Generic or Specific? Making sensible software design decisions

Abstract

Specific solution:

  • Tailor-made for use in a single place.
  • Tailored to a specific problem or scenario.
  • May not be easily adaptable to other situations.

Generic solution:

  • Flexible and reusable solution.
  • Can be applied to a wide range of problems or scenarios.
  • Generified solution that can be used in more than 1 place.
  • Generic solution = coupling!

Be aware of DRY: duplicate code doesn’t hurt until you need to change it. Sometimes, some code won’t ever change.
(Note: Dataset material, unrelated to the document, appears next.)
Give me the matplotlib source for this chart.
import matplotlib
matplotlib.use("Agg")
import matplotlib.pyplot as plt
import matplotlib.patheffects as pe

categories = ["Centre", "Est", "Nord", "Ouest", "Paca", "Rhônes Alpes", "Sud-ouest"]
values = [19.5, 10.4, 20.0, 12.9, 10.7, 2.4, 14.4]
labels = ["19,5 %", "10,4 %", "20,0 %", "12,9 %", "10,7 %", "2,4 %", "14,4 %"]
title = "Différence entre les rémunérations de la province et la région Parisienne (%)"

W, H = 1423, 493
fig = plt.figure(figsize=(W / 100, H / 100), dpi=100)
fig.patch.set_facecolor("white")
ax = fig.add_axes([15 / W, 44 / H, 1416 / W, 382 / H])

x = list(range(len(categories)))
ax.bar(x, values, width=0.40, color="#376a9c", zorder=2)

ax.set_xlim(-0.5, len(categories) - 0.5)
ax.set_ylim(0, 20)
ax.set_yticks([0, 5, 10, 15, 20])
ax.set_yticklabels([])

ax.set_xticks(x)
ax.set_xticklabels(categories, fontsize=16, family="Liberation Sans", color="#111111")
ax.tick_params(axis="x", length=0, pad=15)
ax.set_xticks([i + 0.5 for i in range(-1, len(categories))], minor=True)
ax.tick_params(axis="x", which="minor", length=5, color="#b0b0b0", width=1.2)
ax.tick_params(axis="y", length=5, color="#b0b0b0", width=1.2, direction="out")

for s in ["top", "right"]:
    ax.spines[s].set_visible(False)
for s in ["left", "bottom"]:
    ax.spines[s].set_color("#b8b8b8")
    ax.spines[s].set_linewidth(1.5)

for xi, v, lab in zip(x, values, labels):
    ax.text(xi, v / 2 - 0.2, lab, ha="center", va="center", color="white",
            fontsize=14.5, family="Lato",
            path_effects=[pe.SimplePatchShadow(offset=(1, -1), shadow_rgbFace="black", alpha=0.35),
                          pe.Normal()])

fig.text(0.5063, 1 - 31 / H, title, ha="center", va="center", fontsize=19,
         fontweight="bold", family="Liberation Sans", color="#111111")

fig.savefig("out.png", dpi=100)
There are multiple levels for generic vs specific:

  • code / class level
  • manually written vs generated code
  • library level
  • data level (or data structure level)
  • (micro)service level
  • organization level

Some tools to help decide:

  • Do we really need this now? (YAGNI)
  • The 5 W’s.
  • Time/effort for generic vs specific.
  • Myth of “first time right”.
  • Complexity and scope.
  • The rule of three
    • When reusing code, copy it once, and only abstract the third time.
      • It’s easier to make a good abstraction from duplicated code than to refactor the wrong abstraction.
    • First case: just build it, don’t genericise at all. Solve the problem in front of you.
    • Second case: duplicate the original, redesign and extract common behavior while you change.
    • Third case: examine lessons from first two passes, design a generic solution that will make it easy to add your third case.
  • Future needs and evolution.

The cost of abstraction:

  • There are no zero cost abstractions.
  • Onboarding new people.
  • Readability.
  • Writing bad abstractions.
  • Maintain bad abstractions.

The speaker talked about a special architect archetype: the seagull architect. This one comes, eat the food of the developer, then leaves while shitting on them. Kinda fun anecdote.